`DO ...` statement is normalized as an unparsable string
Hi,
We need to parse normalized queries but we have an issue when we .normalize a DO ... statement since 2.2.0:
irb(main):001:0> normalized_sql = PgQuery.normalize("DO $$BEGIN RAISE NOTICE 'hello'; END$$;")
=> "DO $1;"
irb(main):002:0> PgQuery.parse(normalized_sql)
/Users/flora.briand/.rbenv/versions/3.1.2/lib/ruby/gems/3.1.0/gems/pg_query-2.2.0/lib/pg_query/parse.rb:3:in `parse_protobuf': syntax error at or near "$1" (scan.l:1236) (PgQuery::ParseError)
from /Users/flora.briand/.rbenv/versions/3.1.2/lib/ruby/gems/3.1.0/gems/pg_query-2.2.0/lib/pg_query/parse.rb:3:in `parse'
from (irb):4:in `<main>'
from /Users/flora.briand/.rbenv/versions/3.1.2/lib/ruby/gems/3.1.0/gems/irb-1.4.1/exe/irb:11:in `<top (required)>'
from /Users/flora.briand/.rbenv/versions/3.1.2/bin/irb:25:in `load'
from /Users/flora.briand/.rbenv/versions/3.1.2/bin/irb:25:in `<main>'
We did not have the issue in pg_query 2.1.4:
irb(main):001:0> normalized_sql = PgQuery.normalize("DO $$BEGIN RAISE NOTICE 'hello'; END$$;")
=> "DO $$BEGIN RAISE NOTICE 'hello'; END$$;"
irb(main):002:0> PgQuery.parse(normalized_sql)
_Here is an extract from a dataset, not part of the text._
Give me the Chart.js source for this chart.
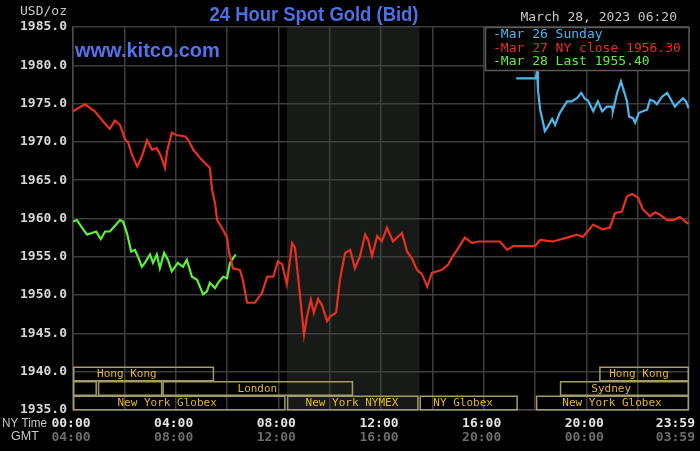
<!DOCTYPE html>
<html>
<head>
<meta charset="utf-8">
<script src="https://cdn.jsdelivr.net/npm/chart.js@4.4.0/dist/chart.umd.min.js"></script>
<style>
  html, body { margin: 0; padding: 0; background: #000; }
  canvas { display: block; }
</style>
</head>
<body>
<canvas id="goldChart" width="700" height="451"></canvas>
<script>
// times are minutes after midnight, NY time
const sundayTimes = [1036, 1082, 1085, 1087, 1092, 1099, 1103, 1110, 1120, 1127, 1138, 1155, 1166, 1178, 1188, 1197, 1204, 1216, 1227, 1237, 1248, 1260, 1262, 1272, 1281, 1288, 1295, 1300, 1309, 1314, 1323, 1332, 1342, 1349, 1358, 1365, 1377, 1389, 1396, 1407, 1415, 1426, 1433, 1439];
const sundayPrices = [1978.3, 1978.3, 1979.2, 1976.8, 1974.2, 1972.5, 1971.4, 1972.0, 1973.0, 1972.2, 1973.8, 1975.3, 1975.3, 1975.7, 1976.4, 1975.6, 1975.4, 1974.0, 1975.3, 1974.0, 1974.6, 1974.6, 1974.0, 1976.4, 1977.9, 1976.6, 1975.3, 1973.3, 1973.1, 1972.5, 1973.8, 1974.0, 1974.2, 1975.5, 1975.3, 1974.9, 1975.9, 1976.4, 1975.7, 1974.6, 1975.1, 1975.7, 1975.3, 1974.4];

const mondayTimes = [0, 28, 51, 70, 86, 98, 110, 122, 129, 138, 150, 161, 173, 185, 196, 206, 215, 220, 231, 241, 262, 269, 281, 297, 313, 320, 325, 332, 337, 351, 360, 365, 374, 390, 397, 407, 425, 442, 454, 468, 479, 489, 500, 512, 519, 531, 540, 547, 556, 563, 573, 582, 594, 601, 615, 624, 636, 648, 659, 671, 683, 690, 699, 711, 722, 734, 748, 769, 781, 792, 804, 816, 828, 839, 863, 877, 888, 898, 916, 933, 947, 998, 1015, 1029, 1080, 1092, 1122, 1155, 1178, 1192, 1216, 1237, 1255, 1267, 1283, 1295, 1307, 1321, 1332, 1349, 1361, 1372, 1389, 1403, 1419, 1431, 1439];
const mondayPrices = [1974.0, 1974.9, 1974.0, 1972.7, 1971.7, 1972.8, 1972.2, 1970.3, 1969.9, 1968.3, 1966.8, 1968.1, 1970.2, 1969.0, 1969.2, 1968.1, 1966.6, 1968.8, 1971.2, 1970.9, 1970.7, 1970.3, 1969.0, 1967.9, 1967.0, 1966.6, 1963.8, 1962.0, 1959.8, 1958.5, 1957.5, 1955.5, 1953.5, 1953.3, 1952.0, 1949.0, 1949.0, 1950.3, 1952.4, 1952.4, 1954.4, 1954.0, 1951.4, 1956.8, 1956.2, 1949.8, 1944.8, 1947.2, 1949.4, 1947.7, 1949.5, 1948.7, 1946.6, 1947.2, 1947.7, 1952.0, 1955.5, 1955.9, 1953.5, 1955.1, 1957.9, 1957.2, 1955.1, 1957.7, 1957.0, 1958.8, 1957.0, 1958.1, 1955.7, 1954.8, 1953.3, 1952.7, 1951.1, 1952.9, 1953.3, 1954.0, 1955.1, 1955.9, 1957.5, 1956.8, 1957.0, 1957.0, 1955.9, 1956.4, 1956.4, 1957.2, 1957.0, 1957.5, 1957.9, 1957.6, 1959.2, 1958.6, 1958.8, 1960.7, 1960.9, 1962.9, 1963.2, 1962.7, 1961.2, 1960.3, 1960.8, 1960.5, 1959.8, 1959.8, 1960.2, 1959.6, 1959.3];

const tuesdayTimes = [0, 9, 21, 33, 44, 54, 65, 75, 86, 94, 110, 117, 126, 136, 145, 152, 161, 168, 180, 187, 196, 203, 213, 222, 231, 245, 257, 266, 278, 290, 304, 313, 320, 332, 339, 351, 360, 367, 374, 380];
const tuesdayPrices = [1959.6, 1959.8, 1958.8, 1957.9, 1958.1, 1958.3, 1957.3, 1958.3, 1958.3, 1958.8, 1959.8, 1959.6, 1958.1, 1955.7, 1955.9, 1955.0, 1953.7, 1954.2, 1955.3, 1954.2, 1955.3, 1953.5, 1955.5, 1954.6, 1953.1, 1954.2, 1953.7, 1954.6, 1952.4, 1952.0, 1950.1, 1950.5, 1951.6, 1950.9, 1951.6, 1952.4, 1952.2, 1954.2, 1954.8, 1955.3];

const seriesLabels = ['Mar 26 Sunday', 'Mar 27 NY close 1956.30', 'Mar 28 Last 1955.40'];
const seriesColors = ['#4cb6ea', '#e8301e', '#5ef03c'];

const nyTickTimes = [0, 240, 480, 720, 960, 1200, 1439];
const nyTickLabels = ['00:00', '04:00', '08:00', '12:00', '16:00', '20:00', '23:59'];
const gmtTickLabels = ['04:00', '08:00', '12:00', '16:00', '20:00', '00:00', '03:59'];

const nymexPit = [500, 810];

// trading sessions shown along the bottom, row 0 is the top row
const sessionNames = ['Hong Kong', 'Hong Kong', '', '', 'London', 'Sydney', 'New York Globex', 'New York NYMEX', 'NY Globex', 'New York Globex'];
const sessionRows = [0, 0, 1, 1, 1, 1, 2, 2, 2, 2];
const sessionStarts = [-75, 1230, -60, 58, 209, 1138, -60, 500, 810, 1082];
const sessionEnds = [330, 1500, 56, 209, 655, 1500, 497, 808, 1040, 1500];
const sessionLabelAt = [126, 1323, 0, 0, 431, 1258, 220, 652, 912, 1260];

const titleText = '24 Hour Spot Gold (Bid)';
const siteText = 'www.kitco.com';
const unitText = 'USD/oz';
const stampText = 'March 28, 2023 06:20';

const MONO = '"DejaVu Sans Mono", monospace';

function toPoints(times, prices) {
    return times.map((t, i) => ({ x: t, y: prices[i] }));
}

const backdrop = {
    id: 'backdrop',
    beforeDraw(chart) {
        const ctx = chart.ctx;
        const area = chart.chartArea;
        const x = chart.scales.x;
        ctx.save();
        ctx.fillStyle = '#000';
        ctx.fillRect(0, 0, chart.width, chart.height);
        // NYMEX pit hours
        const x1 = x.getPixelForValue(nymexPit[0]);
        const x2 = x.getPixelForValue(nymexPit[1]);
        ctx.fillStyle = '#181a18';
        ctx.fillRect(x1, area.top, x2 - x1, area.bottom - area.top);
        ctx.restore();
    }
};

const sessions = {
    id: 'sessions',
    afterDatasetsDraw(chart) {
        const ctx = chart.ctx;
        const area = chart.chartArea;
        const x = chart.scales.x;
        const rowH = 14.5;
        ctx.save();
        ctx.font = '11px ' + MONO;
        ctx.textAlign = 'center';
        ctx.textBaseline = 'middle';
        ctx.lineWidth = 1.5;
        sessionNames.forEach((name, i) => {
            const top = area.bottom - (3 - sessionRows[i]) * rowH;
            const x1 = Math.max(x.getPixelForValue(sessionStarts[i]), area.left);
            const x2 = Math.min(x.getPixelForValue(sessionEnds[i]), area.right);
            ctx.strokeStyle = '#a39c68';
            ctx.strokeRect(x1 + 0.75, top + 0.75, x2 - x1 - 1.5, rowH - 1);
            if (name) {
                ctx.fillStyle = '#e0b634';
                ctx.fillText(name, x.getPixelForValue(sessionLabelAt[i]), top + rowH / 2 + 0.5);
            }
        });
        ctx.restore();
    }
};

const labels = {
    id: 'labels',
    afterDraw(chart) {
        const ctx = chart.ctx;
        const area = chart.chartArea;
        const x = chart.scales.x;
        ctx.save();
        ctx.textBaseline = 'middle';

        // title and site name
        ctx.textAlign = 'center';
        ctx.fillStyle = '#4f6fe6';
        ctx.font = 'bold 21px "Liberation Sans", Arial, sans-serif';
        ctx.fillText(titleText, 314, 15, 209);
        ctx.textAlign = 'left';
        ctx.fillStyle = '#5473ec';
        ctx.font = 'bold 20px "Liberation Sans", Arial, sans-serif';
        ctx.fillText(siteText, 75, 51, 148);

        ctx.font = '13px ' + MONO;
        ctx.fillStyle = '#c8c8c8';
        ctx.textAlign = 'right';
        ctx.fillText(unitText, 67, 12);
        ctx.fillText(stampText, 677, 18);

        // legend box
        ctx.fillStyle = '#000';
        ctx.fillRect(485, area.top, area.right - 485, 43);
        ctx.strokeStyle = '#5a5a5a';
        ctx.lineWidth = 1.5;
        ctx.strokeRect(485.5, area.top + 0.5, area.right - 485.5, 43);
        ctx.textAlign = 'left';
        seriesLabels.forEach((label, i) => {
            ctx.fillStyle = seriesColors[i];
            ctx.fillText('-' + label, 493, 35 + i * 13.5);
        });

        // time axis
        ctx.font = '12.5px "Liberation Sans", Arial, sans-serif';
        ctx.fillStyle = '#c8c8c8';
        ctx.fillText('NY Time', 2, area.bottom + 14, 45);
        ctx.fillText('GMT', 11, area.bottom + 27);
        ctx.font = 'bold 13px ' + MONO;
        ctx.textAlign = 'center';
        nyTickTimes.forEach((t, i) => {
            const w = ctx.measureText(nyTickLabels[i]).width;
            const px = Math.min(x.getPixelForValue(t) - 2, chart.width - 5 - w / 2);
            ctx.fillStyle = '#e4e4e4';
            ctx.fillText(nyTickLabels[i], px, area.bottom + 14);
            ctx.fillStyle = '#6c6c6c';
            ctx.fillText(gmtTickLabels[i], px, area.bottom + 28);
        });
        ctx.restore();
    }
};

new Chart(document.getElementById('goldChart'), {
    type: 'line',
    data: {
        datasets: [
            { label: seriesLabels[0], data: toPoints(sundayTimes, sundayPrices), borderColor: seriesColors[0] },
            { label: seriesLabels[1], data: toPoints(mondayTimes, mondayPrices), borderColor: seriesColors[1] },
            { label: seriesLabels[2], data: toPoints(tuesdayTimes, tuesdayPrices), borderColor: seriesColors[2] }
        ]
    },
    options: {
        responsive: false,
        animation: false,
        devicePixelRatio: 1,
        layout: { padding: { top: 27, right: 11, bottom: 41, left: 0 } },
        elements: {
            point: { radius: 0 },
            line: { borderWidth: 2.2, tension: 0 }
        },
        plugins: {
            legend: { display: false },
            tooltip: { enabled: false }
        },
        scales: {
            x: {
                type: 'linear',
                min: 0,
                max: 1440,
                ticks: { display: false, stepSize: 120 },
                grid: { color: '#3e3e3e', lineWidth: 1.5, drawTicks: false },
                border: { color: '#4a4a4a', width: 1.5 },
                afterFit(scale) { scale.height = 0; }
            },
            y: {
                min: 1935,
                max: 1985,
                ticks: {
                    stepSize: 5,
                    padding: 6,
                    color: '#d8d8d8',
                    font: { family: 'DejaVu Sans Mono', size: 13, weight: 'bold' },
                    callback: v => v.toFixed(1)
                },
                grid: { color: '#3e3e3e', lineWidth: 1.5, drawTicks: false },
                border: { color: '#4a4a4a', width: 1.5 },
                afterFit(scale) { scale.width = 73; }
            }
        }
    },
    plugins: [backdrop, sessions, labels]
});
</script>
</body>
</html>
=> #<PgQuery::ParserResult:0x0000000112e57b90
@aliases=nil,
@cte_names=nil,
@functions=nil,
@query="DO $$BEGIN RAISE NOTICE 'hello'; END$$;",
@tables=nil,
@tree=
<PgQuery::ParseResult: version: 130003, stmts: [<PgQuery::RawStmt: stmt: <PgQuery::Node: do_stmt: <PgQuery::DoStmt: args: [<PgQuery::Node: def_elem: <PgQuery::DefElem: defnamespace: "", defname: "as", arg: <PgQuery::Node: string: <PgQuery::String: str: "BEGIN RAISE NOTICE 'hello'; END">>, defaction: :DEFELEM_UNSPEC, location: 3>>]>>, stmt_location: 0, stmt_len: 38>]>,
@warnings=[]>
@fbriand-docto Thanks for reaching out!
This was an intentional change in 2.2.0 to avoid data privacy-related issues with generated DO statements that contain personally identifiable information, such as produced by Sequelize (the Node.js ORM).
However I can see how the fact that this no longer parses is not ideal. I'll review how we can adjust the parser to support this case (we already have a parser patch for a few other cases).
Out of curiosity, what is your use case for pg_query, and do you typically work with DO statements a lot?
@lfittl Thanks for your answer.
We use pg_query to analyze the queries, so for example to know if the query is a select or a write.
AFAIK we have 2 usages of the DO statement which are both used in the initialization of our tests. One to setup a read-only user and the other one to empty all tables.